Some point (and IMO with good reason) to the fact that the NT books are contextualized—that is, they are written to a particular audience in terms that they understand, answering the questions they are asking or should be asking, and applying God’s truth to their situation. In fact, the contextualization of the NT is part of what makes preaching difficult: We have to take what was said to a different people in a different time and explain and apply it to the world that we live in. I would go so far as to say that if you think the NT is not contextualized, then we are working from different definitions of contextualization.
You see, the very act of application in preaching is contextualization. It takes the message of the passage and applies it to everyday life in our culture using the ancient Bible to speak into the situations of our contemporary lives. That’s why we can speak of things like the dangers of Facebook or social networking in a message from the Bible written two thousands years before “social networking” was a common phrase in the culture.
So I agree with those who say that everyone contextualizes in some way. We just don’t all call it contextualization.
The question is which culture we contextualize to, and to what degree do we contextualize? And what are limits or constraints on contextualization: How far do we go? Where do we stop?
Most advocates of contextualization run quickly to Acts 17 which tells the story of Paul on Mars’ Hill. It’s a fascinating and instructive story. There, Paul speaks to a culture of idolatry, quotes their own poets, confronts them with bold language, and calls them to repentance. There, they say, Paul contextualizes the gospel to the culture.

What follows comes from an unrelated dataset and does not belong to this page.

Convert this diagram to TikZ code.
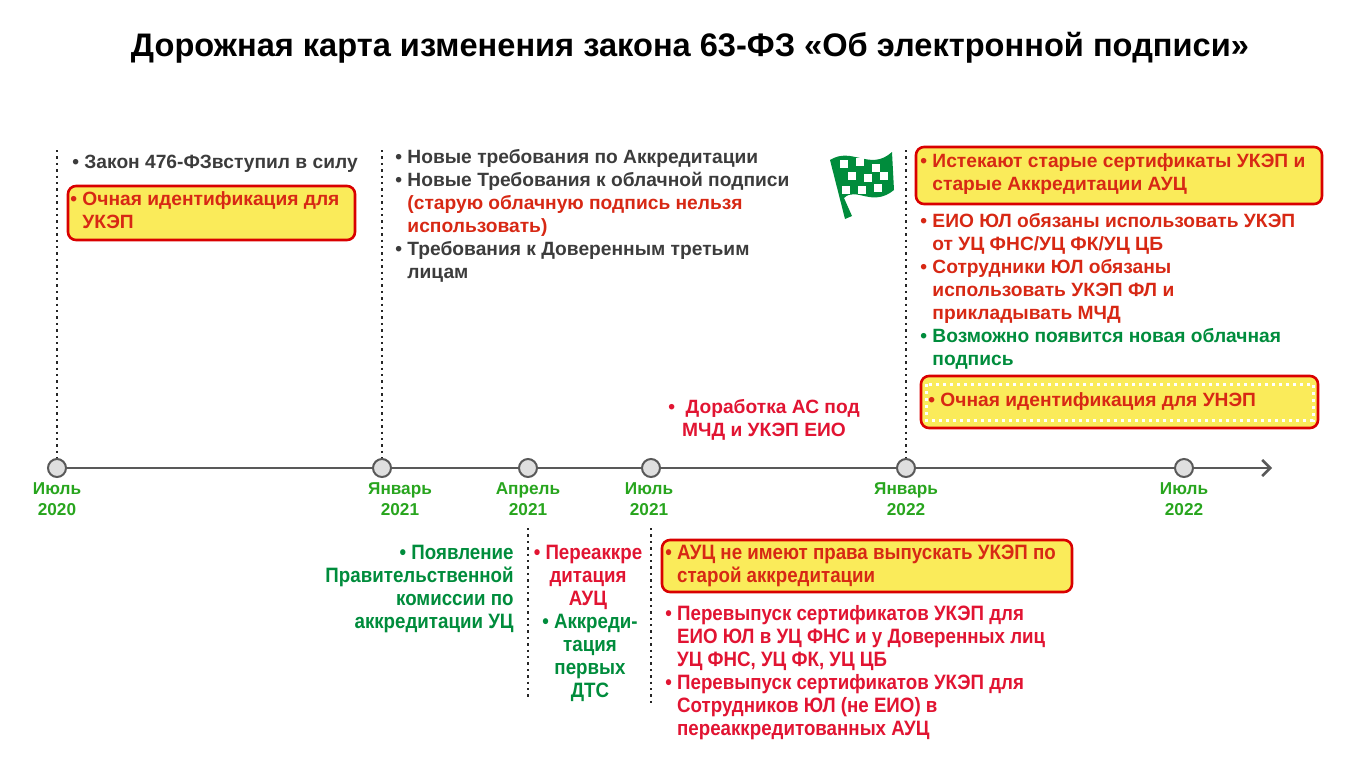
\documentclass[tikz,border=0pt]{standalone}
\usepackage{fontspec}
\setmainfont{Liberation Sans}
\newfontfamily\narrowfont[FakeStretch=0.9]{Liberation Sans}
\usetikzlibrary{calc,arrows.meta}
\definecolor{mgreen}{RGB}{40,165,30}
\definecolor{tgreen}{RGB}{0,140,60}
\definecolor{tred}{RGB}{215,40,20}
\definecolor{lred}{RGB}{225,20,50}
\definecolor{tgray}{RGB}{60,60,60}
\definecolor{hyellow}{RGB}{250,235,90}
\tikzset{
  txt/.style={font=\bfseries\fontsize{9.6}{11.5}\selectfont, inner sep=0pt, align=left},
  ntxt/.style={font=\narrowfont\bfseries\fontsize{10.4}{11.5}\selectfont, inner sep=0pt},
  hbox/.style={draw=red!85!black, line width=1.3pt, fill=hyellow, rounded corners=4pt},
  month/.style={circle, draw=gray!70!black, fill=gray!25, line width=1pt, minimum size=9pt, inner sep=0pt},
  mlabel/.style={font=\bfseries\fontsize{8.6}{10.5}\selectfont, text=mgreen, align=center, anchor=north, inner sep=0pt},
  vline/.style={dotted, line width=1.2pt, gray!30!black}
}
\newcommand{\bl}{\textbullet\ }
\newcommand{\ind}{\phantom{\textbullet\ }}
\begin{document}
\begin{tikzpicture}[x=0.5pt,y=-0.5pt]
\useasboundingbox (0,0) rectangle (1370,767);
% Title
\node[font=\bfseries\fontsize{16.3}{19}\selectfont] (title) at (690,48) {Дорожная карта изменения закона 63-ФЗ «Об электронной подписи»};

% Timeline
\coordinate (tend) at (1272,468);
\node[month] (m1) at (57,468) {};
\node[month] (m2) at (382,468) {};
\node[month] (m3) at (528,468) {};
\node[month] (m4) at (651,468) {};
\node[month] (m5) at (906,468) {};
\node[month] (m6) at (1184,468) {};
\draw[line width=1.3pt, gray!70!black, -{Straight Barb[length=4pt]}] (m1) -- (m2) -- (m3) -- (m4) -- (m5) -- (m6) -- (tend);
\node[mlabel] (l1) at (57,482) {Июль\\2020};
\node[mlabel] (l2) at (400,482) {Январь\\2021};
\node[mlabel] (l3) at (528,482) {Апрель\\2021};
\node[mlabel] (l4) at (649,482) {Июль\\2021};
\node[mlabel] (l5) at (906,482) {Январь\\2022};
\node[mlabel] (l6) at (1184,482) {Июль\\2022};

% Dotted guides
\coordinate (g1) at (57,150);
\coordinate (g2) at (382,150);
\coordinate (g5) at (906,150);
\coordinate (g3) at (528,528);
\coordinate (g4) at (651,528);
\coordinate (g3e) at (528,700);
\coordinate (g4e) at (651,705);
\draw[vline] (g1) -- (m1.north);
\draw[vline] (g2) -- (m2.north);
\draw[vline] (g5) -- (m5.north);
\draw[vline] (g3) -- (g3e);
\draw[vline] (g4) -- (g4e);

% July 2020
\node[txt, text=tgray, anchor=west] (law) at (72,164) {\bl Закон 476-ФЗвступил в силу};
\draw[hbox] (68,186) rectangle (355,240);
\node[txt, text=tred, anchor=north west] (ident1) at (70,191) {\bl Очная идентификация для\\\ind УКЭП};

% January 2021
\node[txt, text=tgray, anchor=north west] (req) at (395,149) {\bl Новые требования по Аккредитации\\
\bl Новые Требования к облачной подписи\\
\ind\textcolor{tred}{(старую облачную подпись нельзя}\\
\ind\textcolor{tred}{использовать)}\\
\bl Требования к Доверенным третьим\\
\ind лицам};

% Flag
\begin{scope}[shift={(830,146)}]
\fill[tgreen] (0,14) .. controls (22,0) and (40,26) .. (62,6) -- (64,44) .. controls (42,62) and (26,40) .. (14,52) -- (22,70) -- (15,73) -- cycle;
\foreach \i/\j in {10/14,26/12,42/18,18/26,34/28,50/26,12/40,28/40,44/38}
  \fill[white] (\i,\j) rectangle ++(8,8);
\end{scope}

% January 2022
\draw[hbox] (916,147) rectangle (1322,204);
\node[txt, text=tred, anchor=north west] (old) at (920,153) {\bl Истекают старые сертификаты УКЭП и\\\ind старые Аккредитации АУЦ};
\node[txt, text=tred, anchor=north west] (eio) at (920,213) {\bl ЕИО ЮЛ обязаны использовать УКЭП\\
\ind от УЦ ФНС/УЦ ФК/УЦ ЦБ\\
\bl Сотрудники ЮЛ обязаны\\
\ind использовать УКЭП ФЛ и\\
\ind прикладывать МЧД\\
\textcolor{tgreen}{\bl Возможно появится новая облачная}\\
\ind\textcolor{tgreen}{подпись}};
\draw[hbox] (921,376) rectangle (1318,428);
\draw[white, dotted, line width=1.5pt] (926,384) rectangle (1313,420);
\node[txt, text=tred, anchor=west] (ident2) at (928,402) {\bl Очная идентификация для УНЭП};

% Before January 2022
\node[txt, text=lred, align=center] (as) at (764,420) {\bl\ Доработка АС под\\МЧД и УКЭП ЕИО};

% Below the axis
\node[ntxt, text=tgreen, align=right, anchor=north east] (comm) at (514,545) {\bl Появление\\Правительственной\\комиссии по\\аккредитации УЦ};
\node[ntxt, text=lred, align=center, anchor=north] (reacc) at (588,545) {\bl Переаккре\\дитация\\АУЦ};
\node[ntxt, text=tgreen, align=center, anchor=north] (dts) at (590,614) {\bl Аккреди-\\тация\\первых\\ДТС};
\draw[hbox] (662,540) rectangle (1072,592);
\node[ntxt, text=tred, align=left, anchor=north west] (nokey) at (665,545) {\bl АУЦ не имеют права выпускать УКЭП по\\\ind старой аккредитации};
\node[ntxt, text=lred, align=left, anchor=north west] (reissue) at (665,605) {\bl Перевыпуск сертификатов УКЭП для\\
\ind ЕИО ЮЛ в УЦ ФНС и у Доверенных лиц\\
\ind УЦ ФНС, УЦ ФК, УЦ ЦБ\\
\bl Перевыпуск сертификатов УКЭП для\\
\ind Сотрудников ЮЛ (не ЕИО) в\\
\ind переаккредитованных АУЦ};
\end{tikzpicture}
\end{document}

1 Corinthians 9:19-23 is another frequently invoked passage. There Paul models for us change in order to adapt to the Jew, the free, the weak, indeed all people. Therefore we, they say, should be willing to adapt our lives wherever necessary in order to communicate the gospel to people wherever they are.
However, is all of the preaching and teaching on contextualization I have heard and read, I do not recall ever seeing 1 Corinthians 2 included. I think this is the most overlooked passage in the contextualization debate. Here, Paul specifically avoids a practice of ministry that may be successful but in fact may fail to demonstrate the power of the Spirit at work through the preaching.
Contextualization-ists seem to fail to consider the fact that Paul intentionally avoided things that would be more readily understandable and acceptable to the culture because he wanted to make sure the offense of the cross made effectual by the power of the Spirit was front and center.
To be fair, I have never heard anyone suggest that we should compromise the gospel. In fact, they often emphasize the desire that the only stumblingblock be the gospel. Our language, our cultural traditions, our preferences should not be the stumblingblock. On this, I think they are right. Yet there is some legitimate debate about what cultural artifacts may compromise the gospel. And we need to be aware of that.
So here’s my conclusion (and let’s be honest, some of you jumped to here to see what I would say, but that’s fine; now go back and read the basis for what I am about to say): I think contextualization is not only unavoidable, it is necessary. We have to preach the gospel to people in terms that they understand, applying it to the problems that they experience, reframing their questions by the light of the Bible’s revelation about needs, and showing them how God’s Word answers the real questions they should be asking.
I think everyone recognizes that we must contextualize. It’s why the 1st grade Sunday School class in your church does not have lessons on how to be a better husband or wife. It’s why the application of the Bible’s teaching on obedience in your pre-school class doesn’t include teaching on tax evasion. It’s also why your Senior Saints’ class does not include lessons on the necessity of obeying their parents.
But in our contextualization, we must take great care to understand the Bible and the culture that we live in. We have to speak into the culture, not out of it. We need to walk beside the culture, not in the culture. We must not confuse or compromise, even unintentionally, the message of the gospel.
And quite frankly, I am suspicious about the value of South Park references or “Resurrection” tattoos for the carrying out of biblical mission. We must recognize the radical call of the gospel to transformation, and the radical sufficiency of the gospel for salvation and discipleship.
I think the paradigm Marva Dawn offers is helpful here:
We need both words, alternative and parallel, for describing the church. To be parallel will deter us from being so alternative that we do not relate to our neighbors; to be alternative prevents our parallelism from moving closer and closer to modes of life alien to the kingdom of God.[1]
I think the contextualization debate needs a robust interaction with 1 Corinthians 2 and 2 Corinthians 4:1-6. I fear that too often, contextualization-ists are trying to turn the light on for blind people. And it matters not how bright the light is. If a person is blind, they are not going to see. And the new Calvinists should believe this more than any, I would think.
I fear too often that contextualization-ists are becoming the show—they are the attraction and their speech, even their “hard words”—their calls to gospel faith and repentance—are couched in verbiage and rhetoric that hides the power of the Spirit.
My encouragement to us is simply this: Know your mission field and speak to them and to their needs in ways that they can understand. Be wary of employing their sinful worldview as an argument for the biblical worldview. Learn their culture enough to be able to use it to show how they are asking all the wrong questions and looking for an ultimately unsatisfactory answer.
Above all, trust the power of the gospel clearly proclaimed. After all, the gospel, not our cultural awareness and homiletical creativity, is the power of God unto salvation for everyone who believes (Romans 1:16). And how shall they believe without hearing, and how shall they hear without a preacher (Romans 10:14).
[1]Dawn, “Worship to Form a Missional Community,” (Direction 28/2 [1999]), p. 141. Dawn highlights the need for churches to teach people how to worship in the language and customs of the new life, something with significant implication with cultural issues.